Hace unas semanas, Magda y Mercedes volvieron de México, donde participaron del Programa de Liderazgo Ecosistémico LATAM, un encuentro que reúne a personas referentes —en el sentido más vital y generoso de la palabra— de 21 países de América Latina. Se trata de un espacio de intercambio profundo entre comunidades, donde se comparten aprendizajes, se tejen redes de apoyo mutuo y se fortalece un liderazgo regional con una mirada común: construir un futuro más vivo, más justo, más arraigado.
Algo que siempre traen consigo al regresar —y esta ya es su tercera vez— es la sensación casi física que produce en las personas participantes el contacto directo con la amplia diversidad cultural de nuestro continente. En nuestro caso, venimos de un país como Uruguay, donde la historia arrastra un genocidio silenciado, una colonización profunda y una identidad herida. Durante mucho tiempo esa falsa homogeneidad no se cuestionó en los espacios educativos: era parte del currículo, parte del relato. A fin de cuentas, hay algo muy evidente, muy simple: el encuentro, multitudinario, sincrónico, entre realidades —escuchar, sentir, compartir tiempo y territorio— conmueve y transforma. Nos obliga a revisar lo que dábamos por hecho. La diversidad, entonces, se revela no como concepto abstracto o consigna de moda, sino como una verdad palpable: un hecho natural, ineludible, que nos atraviesa. Estar allí, con otras y otros, abre el cuerpo, la cabeza y el corazón. Entender que la biodiversidad de América Latina es aplicable a todo lo que habita en ella abre, desde la raíz, la posibilidad de resignificar algunas identidades.
Como grupo de trabajo, siempre fuimos atravesadas por identidades divergentes, en conflicto con la norma. De una forma u otra, eso fue parte de quienes somos. Pero en el último tiempo, algo se volvió más nítido: la conciencia de lo que sucede cuando recuperamos la pulsión de vida, esa fuerza que nos empuja a crear, a imaginar, a sentir que hay algo más allá del mandato de consumir, seguir un manual y morir, con miedo y con culpa. Comprender que la diferencia es la norma y no la excepción es una señal valiosa, un llamado a compartir lo que somos con la intención profunda de que eso signifique algo para otras y otros. Y que ese gesto se convierta en propósito, en motor: pintar, criar, enseñar, aprender, escribir, investigar, crear. Si lo hacemos para seguir generando vida — plena, libre, en interdependencia, fulgurante— entonces compartimos un mismo propósito.
¿Recordás la primera vez que te diste cuenta de que la forma en que habías aprendido algo era solo una entre muchas? Un constructo cultural es justamente eso: una construcción social, histórica, muchas veces completamente arbitraria.
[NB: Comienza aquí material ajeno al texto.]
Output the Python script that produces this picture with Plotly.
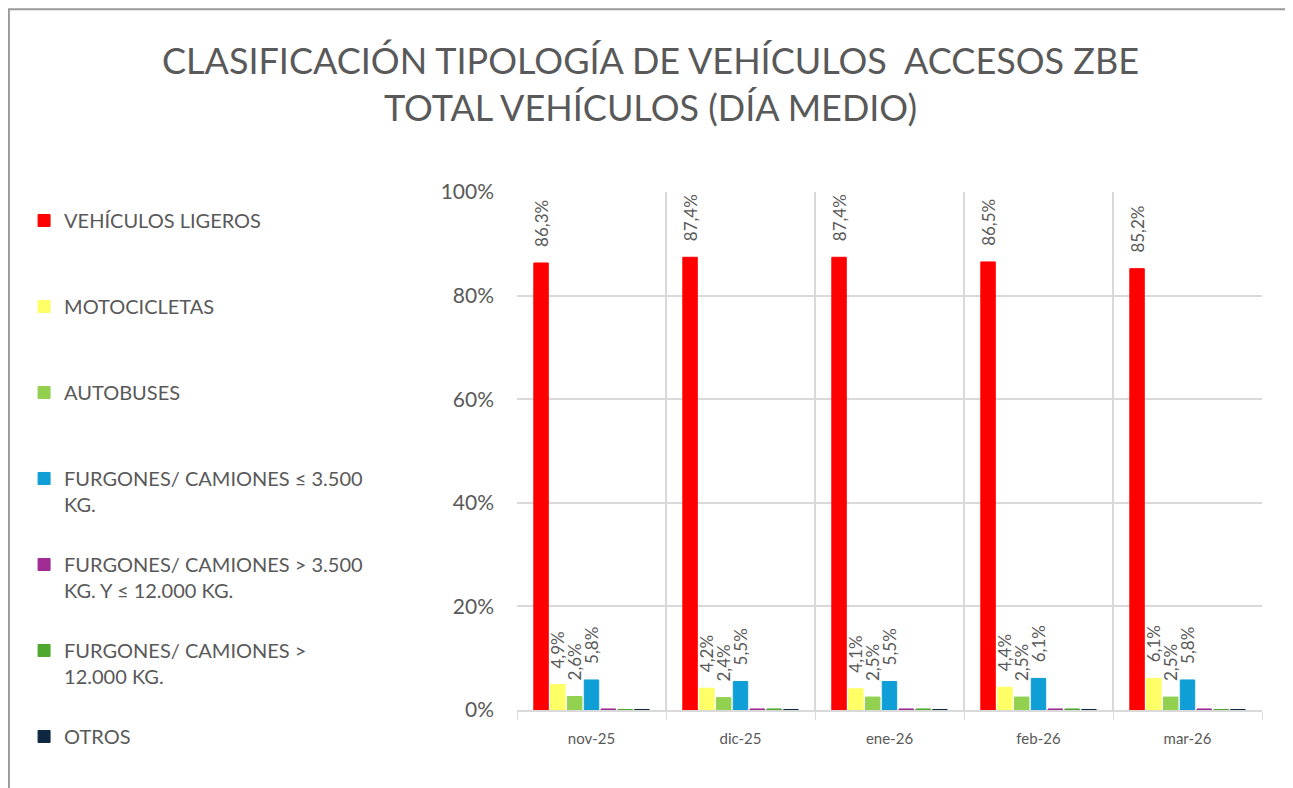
import plotly.graph_objects as go

# data
meses = ["nov-25", "dic-25", "ene-26", "feb-26", "mar-26"]
series = [
    "VEHÍCULOS LIGEROS",
    "MOTOCICLETAS",
    "AUTOBUSES",
    "FURGONES/ CAMIONES ≤ 3.500<br>KG.",
    "FURGONES/ CAMIONES > 3.500<br>KG. Y ≤ 12.000 KG.",
    "FURGONES/ CAMIONES ><br>12.000 KG.",
    "OTROS",
]
ligeros = [0.863, 0.874, 0.874, 0.865, 0.852]
motos = [0.049, 0.042, 0.041, 0.044, 0.061]
autobuses = [0.026, 0.024, 0.025, 0.025, 0.025]
furgones_35 = [0.058, 0.055, 0.055, 0.061, 0.058]
furgones_12 = [0.002, 0.002, 0.002, 0.002, 0.002]
camiones_12 = [0.001, 0.002, 0.002, 0.002, 0.001]
otros = [0.001, 0.001, 0.001, 0.001, 0.001]

valores = [ligeros, motos, autobuses, furgones_35, furgones_12, camiones_12, otros]
colores = ["#FF0000", "#FFFF66", "#92D050", "#0F9ED5", "#A02B93", "#4EA72E", "#0E2841"]
con_etiqueta = [True, True, True, True, False, False, False]

FONT = "Lato"
GRIS = "#595959"

fig = go.Figure()
for i, (nombre, vals, color, lab) in enumerate(zip(series, valores, colores, con_etiqueta)):
    # pad single-line names so every legend entry takes two lines (not the last one)
    name = nombre if ("<br>" in nombre or i == len(series) - 1) else nombre + "<br>\u00a0"
    fig.add_trace(go.Bar(
        name=name,
        x=meses,
        y=vals,
        marker=dict(color=color, line=dict(color=color, width=1)),
        # leading spaces = gap between bar top and the rotated label
        texttemplate="\u00a0" * 3 + "%{y:.1%}" if lab else None,
        textposition="outside" if lab else "none",
        textangle=-90,
        textfont=dict(size=17, color=GRIS, family=FONT),
        constraintext="none",
        cliponaxis=False,
        legendgroup=nombre,
    ))

# outer frame
fig.add_shape(type="rect", xref="paper", yref="paper",
              x0=-0.682, x1=1.0336, y0=-0.3, y1=1.353,
              line=dict(color="#9A9A9A", width=2), layer="below")

fig.update_layout(
    width=1285, height=780,
    separators=",.",
    paper_bgcolor="white", plot_bgcolor="white",
    font=dict(family=FONT, color=GRIS),
    margin=dict(l=509, r=31, t=184, b=78),
    barmode="group", bargap=0.21, bargroupgap=0.14,
    title=dict(
        text="CLASIFICACIÓN TIPOLOGÍA DE VEHÍCULOS  ACCESOS ZBE<br>TOTAL VEHÍCULOS (DÍA MEDIO)",
        x=0.5, xanchor="center", xref="container",
        y=1 - 66 / 780, yanchor="top", yref="container",
        font=dict(size=36, color=GRIS, family=FONT),
    ),
    legend=dict(
        xref="container", yref="container",
        x=0.0125, xanchor="left", y=0.7526, yanchor="top",
        font=dict(size=20, color=GRIS, family=FONT),
        valign="top", tracegroupgap=31, traceorder="grouped",
        bgcolor="rgba(0,0,0,0)", maxheight=600,
    ),
    xaxis=dict(
        tickson="boundaries", ticks="outside", ticklen=8, tickcolor="#D9D9D9",
        showgrid=True, gridcolor="#D9D9D9", gridwidth=2,
        showline=True, linecolor="#D9D9D9", linewidth=2,
        tickfont=dict(size=15, color=GRIS, family=FONT),
        ticklabelstandoff=14,
    ),
    yaxis=dict(
        range=[0, 1], dtick=0.2, tickformat=".0%",
        showgrid=True, gridcolor="#D9D9D9", gridwidth=2,
        zeroline=False,
        tickfont=dict(size=21, color=GRIS, family=FONT),
        ticklabelstandoff=22,
    ),
)

fig.write_html("out.html")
Darse cuenta de que casi todo lo que asumimos como “natural” es en realidad un acuerdo —poco discutido, muchas veces diseñado para el beneficio de unos pocos— es un buen primer paso para mirarnos con ojos nuevos. Para volver a pensar en conexión, en creatividad.
Abrirse a lo diverso, lo mutable, lo caótico, es también desarmar nuestras certezas. De ahí la dificultad del trabajo: implica mirar hacia adentro y encontrar menos respuestas que preguntas. Implica comprender la ilusión de la verdad única, del camino preformateado. No hay una sola manera de nada. Y se necesita coraje para verlo.